Red Sailors, Part Four
by Mike Bennighof, Ph.D.
June 2022
The story began in Part One, and continued in Part Two and Part Three.
After the Magdeburg disaster, the Germans did little with their fleet ln the Baltic, assigning a motley force of a few cruisers and elderly battleships commanded by the Kaiser’s dilettante brother, Grand Admiral Prince Heinrich (the highest-ranking officer in the Imperial German Navy) to patrol their coastline. Some clashes occurred in the central Baltic Sea between cruiser squadrons, and most of these were won by the Russians.
Riga fell to the Germans in August 1917, and in early October 1917 German ships started landing troops on Dago and Osel. The two islands controlled the mouth of the Gulf of Riga, and possession of them would allow the Germans to sweep the heavy minefields in the gulf and open the huge port of Riga to German supply traffic. As the troops landed, warships began forcing their way through the lrben Strait leading into the gulf.
Revolutionary battleship Slava returns the imperialist fire.
Gunners at the 12-inch battery at Tserel covering the strait sent Minister-Chairman Alexander Kerensky, the head of the Provisional Government, a telegram in which they vowed to fight to the last man. However, when a German seaplane flew over early in the assault and dropped a bomb into their magazine, the massive explosion killed or wounded 121 men and made the rest quickly lose heart. The battery fell easily to German infantry; most of the gunners having fled to the mainland. The German landing force, assisted by most of the High Seas Fleet, quickly overran both islands.
A few days later, the German dreadnoughts König and Kronprinz steamed north into Moon Sound, between the islands and the Estonian mainland.

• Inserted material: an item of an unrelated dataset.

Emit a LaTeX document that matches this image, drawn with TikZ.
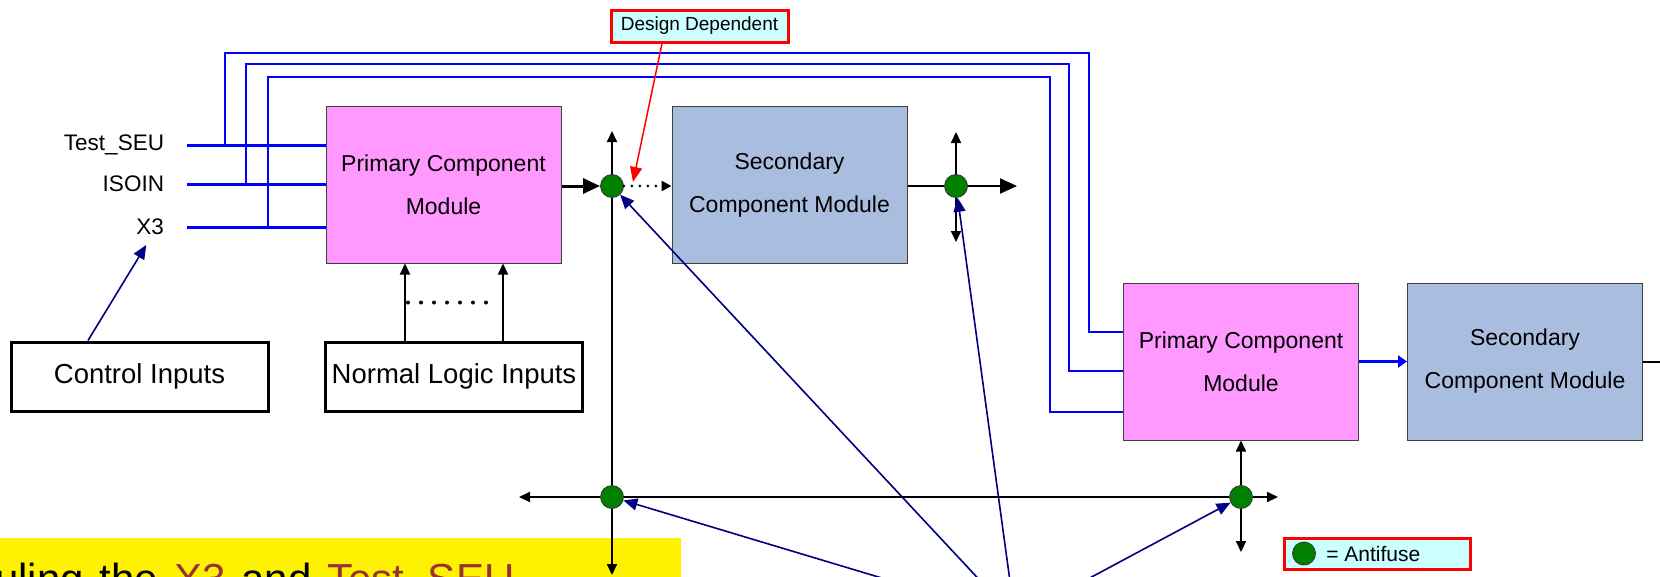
\documentclass[tikz,border=0pt]{standalone}
\usepackage{fontspec}
\setmainfont{Liberation Sans}
\usetikzlibrary{arrows.meta}
\definecolor{pcmpink}{HTML}{FF99FF}
\definecolor{scmblue}{HTML}{A9BEDF}
\definecolor{fusegreen}{HTML}{008000}
\definecolor{keycyan}{HTML}{CCFFFF}
\definecolor{navyline}{HTML}{000080}
\definecolor{sigblue}{HTML}{0000FF}
\definecolor{notered}{HTML}{993333}
\begin{document}
\begin{tikzpicture}[x=1pt,y=-1pt,line width=2pt,>={Triangle[length=11pt,width=10pt]},
  prim/.style={draw=black!75,line width=1pt,fill=pcmpink,minimum width=235pt,minimum height=157pt,
    align=center,font=\fontsize{23}{43}\selectfont},
  sec/.style={prim,fill=scmblue},
  inbox/.style={draw,line width=3pt,minimum width=257pt,minimum height=69pt,font=\fontsize{27.5}{33}\selectfont},
  lbl/.style={anchor=east,inner sep=2pt,font=\fontsize{22.5}{27}\selectfont},
  fuse/.style={circle,draw=black!80,line width=0.8pt,fill=fusegreen,minimum size=23pt,inner sep=0pt},
  callout/.style={draw=red,line width=3pt,fill=keycyan},
  sig/.style={sigblue,line width=3pt},
  wire/.style={sigblue,line width=1.8pt},
  pointer/.style={navyline,line width=1.6pt,-{Triangle[length=14pt,width=12pt]}},
  big/.style={-{Triangle[length=17pt,width=15pt]}},
  dots/.style={line width=4pt,line cap=round,dash pattern=on 0pt off 13pt}]
\useasboundingbox (0,0) rectangle (1660,576);
\clip (0,0) rectangle (1660,576);

\fill[yellow] (0,538) rectangle (681,600);
\node[anchor=base west,inner sep=0pt,font=\fontsize{42}{50}\selectfont] (note) at (-6,593)
  {\spaceskip=16pt uling the \textcolor{notered}{X3} and \textcolor{notered}{Test\_SEU}};

\node[lbl] (tseu) at (167,145) {Test\_SEU};
\node[lbl] (isoin) at (167,184) {ISOIN};
\node[lbl] (xthree) at (167,227) {X3};

\node[prim] (pcm1) at (443.5,184.5) {Primary Component\\Module};
\node[sec] (scm1) at (789.5,185) {Secondary\\Component Module};
\node[prim] (pcm2) at (1241,361.5) {Primary Component\\Module};
\node[sec] (scm2) at (1525,361.5) {Secondary\\Component Module};
\node[inbox] (ctrl) at (139.5,376.5) {Control Inputs};
\node[inbox] (norm) at (454,376.5) {\raisebox{-3pt}{Normal Logic Inputs}};
\node[callout,minimum width=177pt,minimum height=32pt,font=\fontsize{19}{22}\selectfont] (dd) at (699.5,26) {Design Dependent};

\node[fuse] (f1) at (612,186) {}; \node[fuse] (f2) at (956,186) {};
\node[fuse] (f3) at (1241,497) {}; \node[fuse] (f4) at (612,497) {};
\coordinate (up1) at (612,131); \coordinate (up2) at (956,132);
\coordinate (dn2) at (956,242); \coordinate (rt2) at (1017,186);
\coordinate (lt4) at (519,497); \coordinate (dn4) at (612,575);
\coordinate (rt3) at (1278,497); \coordinate (dn3) at (1241,552);
\coordinate (dep) at (633,182); \coordinate (src) at (1015,618);

\draw[sig] (tseu.east) ++(20,0) -- (tseu.east -| pcm1.west);
\draw[sig] (isoin.east) ++(20,0) -- (isoin.east -| pcm1.west);
\draw[sig] (xthree.east) ++(20,0) -- (xthree.east -| pcm1.west);
\draw[wire] (tseu.east) ++(58,0) |- (1089,53) |- ([yshift=29.5pt]pcm2.west);
\draw[wire] (isoin.east) ++(79,0) |- (1069,64) |- ([yshift=-9.5pt]pcm2.west);
\draw[wire] (xthree.east) ++(101,0) |- (1050,77) |- ([yshift=-50.5pt]pcm2.west);

\draw[big,line width=3pt] (pcm1.east |- f1) -- (f1);
\draw[line width=3pt,line cap=round,dash pattern=on 0pt off 8pt,-{Triangle[length=10pt,width=10pt]}] (f1.east) -- (scm1.west |- f1);
\draw[->] (f1) -- (up1); \draw (f1) -- (f4); \draw[->] (f4) -- (dn4);
\draw[->] (f4) -- (lt4); \draw (f4) -- (f3); \draw[->] (f3) -- (rt3);
\draw[->] (f3) -- (pcm2); \draw[->] (f3) -- (dn3);
\draw (scm1.east |- f2) -- (f2); \draw[big] (f2) -- (rt2);
\draw[->] (f2) -- (up2); \draw[->] (f2) -- (dn2);
\draw[->] ([xshift=-49pt]norm.north) -- ([xshift=-49pt]norm.north |- pcm1.south);
\draw[->] ([xshift=49pt]norm.north) -- ([xshift=49pt]norm.north |- pcm1.south);
\draw[dots] ([xshift=-46pt,yshift=38pt]norm.north) -- ([xshift=40pt,yshift=38pt]norm.north);
\draw[sig,-{Triangle[length=9pt,width=12pt]}] (pcm2.east) -- (scm2.west);
\draw (scm2.east) -- ++(30,0);

\draw[red,line width=1.5pt,-{Triangle[length=15pt,width=12pt]}] ([xshift=-37.5pt]dd.south) -- (dep);
\draw[pointer] ([xshift=-51.5pt]ctrl.north) -- ([xshift=-4pt,yshift=-7pt]xthree.south);
\draw[pointer] (src) -- (f1); \draw[pointer] (src) -- (f2);
\draw[pointer] (src) -- (f3); \draw[pointer] (src) -- (f4);

\node[callout,minimum width=186pt,minimum height=31pt] (key) at (1377,553.5) {};
\node[fuse] (keyf) at (1304,553.5) {};
\node[anchor=west,font=\fontsize{21}{25}\selectfont] (keyt) at (1322,553.5) {= Antifuse};
\end{tikzpicture}
\end{document}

There they shot up the battleships Slava and Grazhdanin and cruiser Bayan; the minelayer Amur’s crew refused orders to fight and fled from approaching German torpedo boats. Slava, heavily damaged and burning fiercely, sank in shallow water. Her crew, politically the most radical after those of Petropavlovsk and Andrei Pervozvanny, had fought well, hitting König several times.
Revolutionary battleship Slava finds a watery, but heroic, grave.
The other battleships were made ready for action at Helsinki but were not committed to battle, in case the Germans pressed on to Petrograd. All six responded to orders without complaint. Ship committees passed resolutions confirming their willingness to obey orders during battle and to defend the revolution from the Germans.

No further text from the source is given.